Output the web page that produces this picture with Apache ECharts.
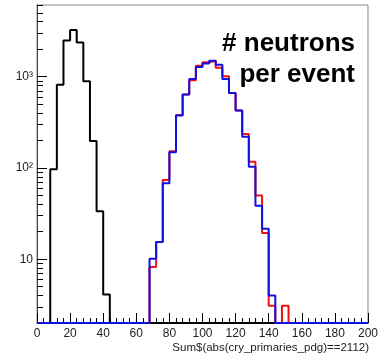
<!DOCTYPE html>
<html>
<head>
<meta charset="utf-8">
<script src="https://cdn.jsdelivr.net/npm/echarts@6/dist/echarts.min.js"></script>
<style>html,body{margin:0;padding:0;background:#fff}#c{width:381px;height:355px}</style>
</head>
<body>
<div id="c"></div>
<script>
// Histogram binning (width 4, from 0 to 200)
var binWidth = 4;
var xMin = 0, xMax = 200;
var yMin = 2, yMax = 6100;

// black histogram: counts starting at bin edge 8
var blackStart = 8;
var blackCounts = [97, 818, 2489, 3256, 2366, 889, 197, 33.5, 4.1];

// red histogram: counts starting at bin edge 68
var redStart = 68;
var redCounts = [8.2, 15.4, 74, 152, 380, 636, 911, 1320, 1440, 1495, 1250, 1008, 664, 426, 235, 117, 50, 19.4, 3.1, 0, 3.1];

// blue histogram: counts starting at bin edge 68
var blueStart = 68;
var blueCounts = [10.1, 15.4, 68, 149, 376, 636, 944, 1280, 1390, 1495, 1350, 944, 664, 426, 220, 103, 38.5, 21.5, 4.0];

var xTickLabels = ['0','20','40','60','80','100','120','140','160','180','200'];
var yMajorTicks = [10, 100, 1000];
var yMajorLabels = ['10', '10\u00B2', '10\u00B3'];
var yMinorTicks = [3,4,5,6,7,8,9,20,30,40,50,60,70,80,90,200,300,400,500,600,700,800,900,2000,3000,4000,5000,6000];

function buildSteps(start, counts) {
  var pts = [];
  for (var e = xMin; e < xMax; e += binWidth) {
    var idx = (e - start) / binWidth;
    var v = (idx >= 0 && idx < counts.length) ? counts[idx] : 0;
    pts.push([e, Math.max(v, yMin)]);
  }
  var last = pts[pts.length - 1][1];
  pts.push([xMax, last]);
  return pts;
}

var chart = echarts.init(document.getElementById('c'), null, {renderer: 'canvas'});
var font = 'Liberation Sans, Arial, Helvetica, sans-serif';
var ax = {
  type: 'log', logBase: 10, min: yMin, max: yMax, position: 'left',
  splitLine: {show: false}, minorTick: {show: false}, minorSplitLine: {show: false}
};
chart.setOption({
  animation: false,
  backgroundColor: '#fff',
  grid: {left: 37, right: 9.5, top: 5, bottom: 32, show: true, borderColor: '#888', borderWidth: 1, backgroundColor: 'transparent'},
  xAxis: {
    type: 'value', min: xMin, max: xMax, interval: 20,
    axisLine: {show: true, lineStyle: {color: '#000', width: 1}},
    axisTick: {show: true, inside: true, length: 10, lineStyle: {color: '#000', width: 1}},
    minorTick: {show: true, splitNumber: 5, length: 5, lineStyle: {color: '#000', width: 1}},
    splitLine: {show: false},
    axisLabel: {margin: 5, fontSize: 12, fontFamily: font, color: '#222',
      formatter: function (v) { return xTickLabels[Math.round(v / 20)]; }}
  },
  yAxis: [
    Object.assign({}, ax, {
      axisLine: {show: true, lineStyle: {color: '#444', width: 1}},
      axisTick: {show: true, inside: true, length: 10, customValues: yMajorTicks, lineStyle: {color: '#000', width: 1}},
      axisLabel: {show: true, customValues: yMajorTicks, margin: 4, fontSize: 12, fontFamily: font, color: '#222',
        formatter: function (v) { var i = yMajorTicks.indexOf(Math.round(v)); return i >= 0 ? yMajorLabels[i] : ''; }}
    }),
    Object.assign({}, ax, {
      axisLine: {show: false},
      axisTick: {show: true, inside: true, length: 6, customValues: yMinorTicks, lineStyle: {color: '#000', width: 1}},
      axisLabel: {show: false}
    })
  ],
  series: [
    {type: 'line', step: 'end', data: buildSteps(blackStart, blackCounts), symbol: 'none', clip: false,
      lineStyle: {color: '#000', width: 2}, yAxisIndex: 0, z: 2},
    {type: 'line', step: 'end', data: buildSteps(redStart, redCounts), symbol: 'none', clip: false,
      lineStyle: {color: '#f01010', width: 2}, yAxisIndex: 0, z: 3},
    {type: 'line', step: 'end', data: buildSteps(blueStart, blueCounts), symbol: 'none', clip: false,
      lineStyle: {color: '#1010e0', width: 2}, yAxisIndex: 0, z: 4}
  ],
  graphic: [
    {type: 'text', right: 381 - 355, top: 31, style: {text: '# neutrons', font: 'bold 26px ' + font, fill: '#000', textAlign: 'right'}},
    {type: 'text', right: 381 - 355, top: 62, style: {text: 'per event', font: 'bold 26px ' + font, fill: '#000', textAlign: 'right'}},
    {type: 'text', right: 381 - 369, top: 342, style: {text: 'Sum$(abs(cry_primaries_pdg)==2112)', font: '11.5px ' + font, fill: '#222', textAlign: 'right'}}
  ]
});
</script>
</body>
</html>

####

■ GIVEN REQUEST
All of the lines above should be printed exactly, minus the pictures.

■ ANSWER TO THE EXERCISE
Output the web page that produces this picture with Apache ECharts.
<!DOCTYPE html>
<html>
<head>
<meta charset="utf-8">
<script src="https://cdn.jsdelivr.net/npm/echarts@6/dist/echarts.min.js"></script>
<style>html,body{margin:0;padding:0;background:#fff}#c{width:381px;height:355px}</style>
</head>
<body>
<div id="c"></div>
<script>
// Histogram binning (width 4, from 0 to 200)
var binWidth = 4;
var xMin = 0, xMax = 200;
var yMin = 2, yMax = 6100;

// black histogram: counts starting at bin edge 8
var blackStart = 8;
var blackCounts = [97, 818, 2489, 3256, 2366, 889, 197, 33.5, 4.1];

// red histogram: counts starting at bin edge 68
var redStart = 68;
var redCounts = [8.2, 15.4, 74, 152, 380, 636, 911, 1320, 1440, 1495, 1250, 1008, 664, 426, 235, 117, 50, 19.4, 3.1, 0, 3.1];

// blue histogram: counts starting at bin edge 68
var blueStart = 68;
var blueCounts = [10.1, 15.4, 68, 149, 376, 636, 944, 1280, 1390, 1495, 1350, 944, 664, 426, 220, 103, 38.5, 21.5, 4.0];

var xTickLabels = ['0','20','40','60','80','100','120','140','160','180','200'];
var yMajorTicks = [10, 100, 1000];
var yMajorLabels = ['10', '10\u00B2', '10\u00B3'];
var yMinorTicks = [3,4,5,6,7,8,9,20,30,40,50,60,70,80,90,200,300,400,500,600,700,800,900,2000,3000,4000,5000,6000];

function buildSteps(start, counts) {
  var pts = [];
  for (var e = xMin; e < xMax; e += binWidth) {
    var idx = (e - start) / binWidth;
    var v = (idx >= 0 && idx < counts.length) ? counts[idx] : 0;
    pts.push([e, Math.max(v, yMin)]);
  }
  var last = pts[pts.length - 1][1];
  pts.push([xMax, last]);
  return pts;
}

var chart = echarts.init(document.getElementById('c'), null, {renderer: 'canvas'});
var font = 'Liberation Sans, Arial, Helvetica, sans-serif';
var ax = {
  type: 'log', logBase: 10, min: yMin, max: yMax, position: 'left',
  splitLine: {show: false}, minorTick: {show: false}, minorSplitLine: {show: false}
};
chart.setOption({
  animation: false,
  backgroundColor: '#fff',
  grid: {left: 37, right: 9.5, top: 5, bottom: 32, show: true, borderColor: '#888', borderWidth: 1, backgroundColor: 'transparent'},
  xAxis: {
    type: 'value', min: xMin, max: xMax, interval: 20,
    axisLine: {show: true, lineStyle: {color: '#000', width: 1}},
    axisTick: {show: true, inside: true, length: 10, lineStyle: {color: '#000', width: 1}},
    minorTick: {show: true, splitNumber: 5, length: 5, lineStyle: {color: '#000', width: 1}},
    splitLine: {show: false},
    axisLabel: {margin: 5, fontSize: 12, fontFamily: font, color: '#222',
      formatter: function (v) { return xTickLabels[Math.round(v / 20)]; }}
  },
  yAxis: [
    Object.assign({}, ax, {
      axisLine: {show: true, lineStyle: {color: '#444', width: 1}},
      axisTick: {show: true, inside: true, length: 10, customValues: yMajorTicks, lineStyle: {color: '#000', width: 1}},
      axisLabel: {show: true, customValues: yMajorTicks, margin: 4, fontSize: 12, fontFamily: font, color: '#222',
        formatter: function (v) { var i = yMajorTicks.indexOf(Math.round(v)); return i >= 0 ? yMajorLabels[i] : ''; }}
    }),
    Object.assign({}, ax, {
      axisLine: {show: false},
      axisTick: {show: true, inside: true, length: 6, customValues: yMinorTicks, lineStyle: {color: '#000', width: 1}},
      axisLabel: {show: false}
    })
  ],
  series: [
    {type: 'line', step: 'end', data: buildSteps(blackStart, blackCounts), symbol: 'none', clip: false,
      lineStyle: {color: '#000', width: 2}, yAxisIndex: 0, z: 2},
    {type: 'line', step: 'end', data: buildSteps(redStart, redCounts), symbol: 'none', clip: false,
      lineStyle: {color: '#f01010', width: 2}, yAxisIndex: 0, z: 3},
    {type: 'line', step: 'end', data: buildSteps(blueStart, blueCounts), symbol: 'none', clip: false,
      lineStyle: {color: '#1010e0', width: 2}, yAxisIndex: 0, z: 4}
  ],
  graphic: [
    {type: 'text', right: 381 - 355, top: 31, style: {text: '# neutrons', font: 'bold 26px ' + font, fill: '#000', textAlign: 'right'}},
    {type: 'text', right: 381 - 355, top: 62, style: {text: 'per event', font: 'bold 26px ' + font, fill: '#000', textAlign: 'right'}},
    {type: 'text', right: 381 - 369, top: 342, style: {text: 'Sum$(abs(cry_primaries_pdg)==2112)', font: '11.5px ' + font, fill: '#222', textAlign: 'right'}}
  ]
});
</script>
</body>
</html>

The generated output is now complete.